The Kennedy Men_ 1901-1963 - Laurence Leamer [291]
Jack would gladly have given grand, serious addresses, but such speeches no longer held an audience. Even before remote control devices became ubiquitous among television-viewing Americans, the public already had learned to change the channel on whatever was boring, complex, or tedious.
Americans would never again sit still, either in person or in front of their televisions, listening to the kinds of formal speeches that once had defined presidential campaigns. On the campaign trail Jack saw what moved the vast, restless crowds and what made them anxious and nervous. His speeches now had less substance than the talks he had given during the primaries.
Jack did not shirk ideas when they clearly benefited his candidacy. Fritz Hollings, the former governor of South Carolina, called Feldman praising a speech that General James Gavin had given in which he broached the idea of Americans volunteering in the underdeveloped parts of the world. The speech itself was hardly a seminal document. The general had no written speech, only notes that were sent up to Washington. In Michigan, Jack tried the idea out to an enthusiastic reception, and then developed it further into a full-scale speech given in San Francisco.
The Peace Corps, an idea with which Jack’s name would forever be linked, was in a sense the democratization of the ideal that he had expressed at Choate in 1946, that those to whom much had been given should give back in public service. In the affluent America of the 1960s, everyone seemed privileged or at least everyone in the middle class, and it was the children of the middle class who heard this bugle call.

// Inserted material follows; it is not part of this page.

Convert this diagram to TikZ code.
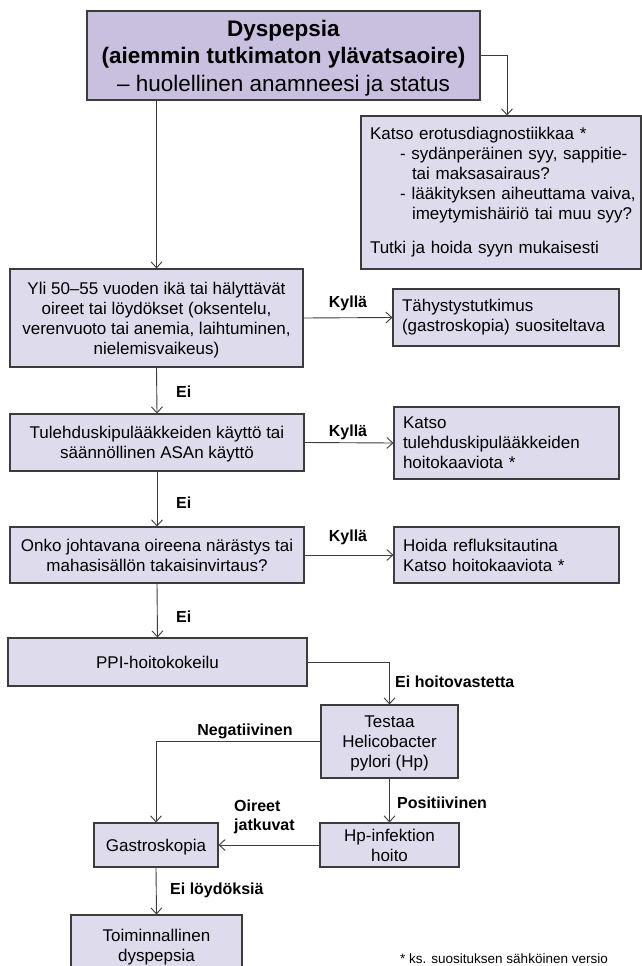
\documentclass[tikz,border=0pt]{standalone}
\usepackage{fontspec}
\setmainfont{Liberation Sans}
\usetikzlibrary{arrows.meta}
\definecolor{topfill}{RGB}{200,192,222}
\definecolor{boxfill}{RGB}{222,219,236}
\definecolor{edge}{RGB}{60,60,60}

\begin{document}
\begin{tikzpicture}[x=1pt,y=-1pt,
		plain/.style={draw=edge,line width=1.1pt,fill=boxfill,inner sep=2pt,font=\fontsize{17}{20}\selectfont},
		box/.style={plain,align=center,text depth=-2pt},
		lbox/.style={plain,align=left,inner xsep=9pt,inner ysep=0pt},
		topbox/.style={box,fill=topfill,font=\fontsize{22.5}{27.5}\selectfont},
		lbl/.style={inner sep=0pt,font=\bfseries\fontsize{16}{19}\selectfont},
		arr/.style={draw=edge,line width=0.9pt,-{Straight Barb[length=6pt,width=11pt]}}]
			\useasboundingbox (0,0) rectangle (642,966);
			\node[topbox,minimum width=393pt,minimum height=89pt] (dysp) at (283.5,55.5) {\textbf{Dyspepsia}\\\textbf{(aiemmin tutkimaton ylävatsaoire)}\\– huolellinen anamneesi ja status};
			\node[lbox,minimum height=153pt,text width=262pt] (ddx) at (501,192.5) {Katso erotusdiagnostiikkaa *\\\mbox{\hspace*{30pt}- sydänperäinen syy, sappitie-}\\\mbox{\hspace*{42pt}tai maksasairaus?}\\\mbox{\hspace*{30pt}-\hspace*{6pt}lääkityksen aiheuttama vaiva,}\\\mbox{\hspace*{42pt}imeytymishäiriö tai muu syy?}\\[14pt]Tutki ja hoida syyn mukaisesti};
			\node[box,minimum width=293pt,minimum height=98pt] (q1) at (156.5,318) {Yli 50–55 vuoden ikä tai hälyttävät\\oireet tai löydökset (oksentelu,\\verenvuoto tai anemia, laihtuminen,\\nielemisvaikeus)};
			\node[lbox,minimum height=57pt,text width=208pt] (endo) at (506,317.5) {Tähystystutkimus\\\mbox{(gastroskopia) suositeltava}};
			\node[box,minimum width=294pt,minimum height=57pt] (q2) at (157,442.5) {Tulehduskipulääkkeiden käyttö tai\\säännöllinen ASAn käyttö};
			\node[lbox,minimum height=72pt,text width=207pt] (nsaid) at (506.5,443) {Katso\\tulehduskipulääkkeiden\\hoitokaaviota *};
			\node[box,minimum width=294pt,minimum height=56pt] (q3) at (157,555) {Onko johtavana oireena närästys tai\\mahasisällön takaisinvirtaus?};
			\node[lbox,minimum height=56pt,text width=207pt] (gerd) at (506.5,555) {Hoida refluksitautina\\Katso hoitokaaviota *};
			\node[box,minimum width=299pt,minimum height=48pt] (ppi) at (157.5,662) {PPI-hoitokokeilu};
			\node[box,minimum width=137pt,minimum height=73pt] (hp) at (389.5,741.5) {Testaa\\Helicobacter\\pylori (Hp)};
			\node[box,minimum width=139pt,minimum height=44pt] (hpt) at (389.5,845) {Hp-infektion\\hoito};
			\node[box,minimum width=124pt,minimum height=44pt] (gastro) at (156,845) {Gastroskopia};
			\node[box,minimum width=171pt,minimum height=60pt] (func) at (156.5,945) {Toiminnallinen\\dyspepsia};
			\node[anchor=base west,inner sep=0pt,font=\fontsize{13.5}{16}\selectfont] (note) at (400,963) {* ks. suosituksen sähköinen versio};
			\node[lbl] (yes1) at (348,303) {Kyllä};
			\node[lbl] (yes2) at (348,432) {Kyllä};
			\node[lbl] (yes3) at (348,537) {Kyllä};
			\node[lbl,anchor=west] (no1) at (176,392) {Ei};
			\node[lbl,anchor=west] (no2) at (176,503) {Ei};
			\node[lbl,anchor=west] (no3) at (176,617) {Ei};
			\node[lbl,anchor=west] (noresp) at (395,682) {Ei hoitovastetta};
			\node[lbl] (neg) at (245,731) {Negatiivinen};
			\node[lbl,anchor=west] (pos) at (397,803) {Positiivinen};
			\node[lbl,anchor=west,align=left] (persist) at (234,817) {Oireet\\jatkuvat};
			\node[lbl,anchor=west] (nofind) at (170,890) {Ei löydöksiä};
			\draw[arr] (dysp.south -| q1.north) -- (q1.north);
			\draw[arr] (dysp.east) -| ([xshift=6pt]ddx.north);
			\draw[arr] (q1.east) -- (endo.west);
			\draw[arr] (q1.south) -- (q2.north);
			\draw[arr] (q2.east) -- (nsaid.west);
			\draw[arr] (q2.south) -- (q3.north);
			\draw[arr] (q3.east) -- (gerd.west);
			\draw[arr] (q3.south) -- (ppi.north);
			\draw[arr] (ppi.east) -| (hp.north);
			\draw[arr] (hp.west) -| (gastro.north);
			\draw[arr] (hp.south) -- (hpt.north);
			\draw[arr] (hpt.west) -- (gastro.east);
			\draw[arr] (gastro.south) -- (func.north);
		\end{tikzpicture}
\end{document}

When Jack arrived in Chicago for the first of four unprecedented televised debates on September 26, 1960, he was slightly behind in the polls, and many political handicappers thought that this occasion would worsen his chances. Nixon’s supporters could claim that for eight years he had been groomed in the White House to assume the presidency, while his opponent had been a legislative misfit in the Senate. Although Jack had developed into a fine public speaker, the vice president was a stellar debater who had famously stood up to Khrushchev in Moscow the previous summer in a spontaneous debate. Beyond that, the two candidates’ acceptance speeches provided devastating evidence of Jack’s apparent inferiority.
Jack created his own universe around him, and everyone in his circle served a purpose, from Dave Powers, who woke the candidate each morning and knew when to pump him up with Irish yarns or with a terrifying vision of Nixon already up, shaved and showered, out on the campaign trail; to Janet Des Rosiers, his father’s former mistress, now the stewardess on the Caroline, who gave him everything from coffee to massages; to Pierre Salinger, his ebullient press secretary; to O’Donnell, O’Brien, and his campaign staff.
This weekend, Jack brought Sorensen and Feldman to prepare him for what he knew might be the most important moment of the campaign.
These intense, sharp men spoke the candidate’s idiom perfectly, cutting to the core of any issue. Throughout Sunday evening and the Monday morning of the debate, they peppered Jack with the questions they thought he might be asked, and he answered back in his staccato rhythms, sharpening his arguments.
Jack told his two aides that since the Democrats were the majority party, he would proudly position himself as heir to that tradition. Nixon fancied himself an expert on foreign affairs, but Jack believed that this area was the vice president’s weakness and his own strength. If Jack could lure his opponent onto these dark shoals, he believed that he had a chance to run Nixon’s campaign aground. Unfortunately, the first debate was supposed to be on domestic issues. The second and third would be question-and-answer sessions, and only the fourth debate would focus on foreign policy.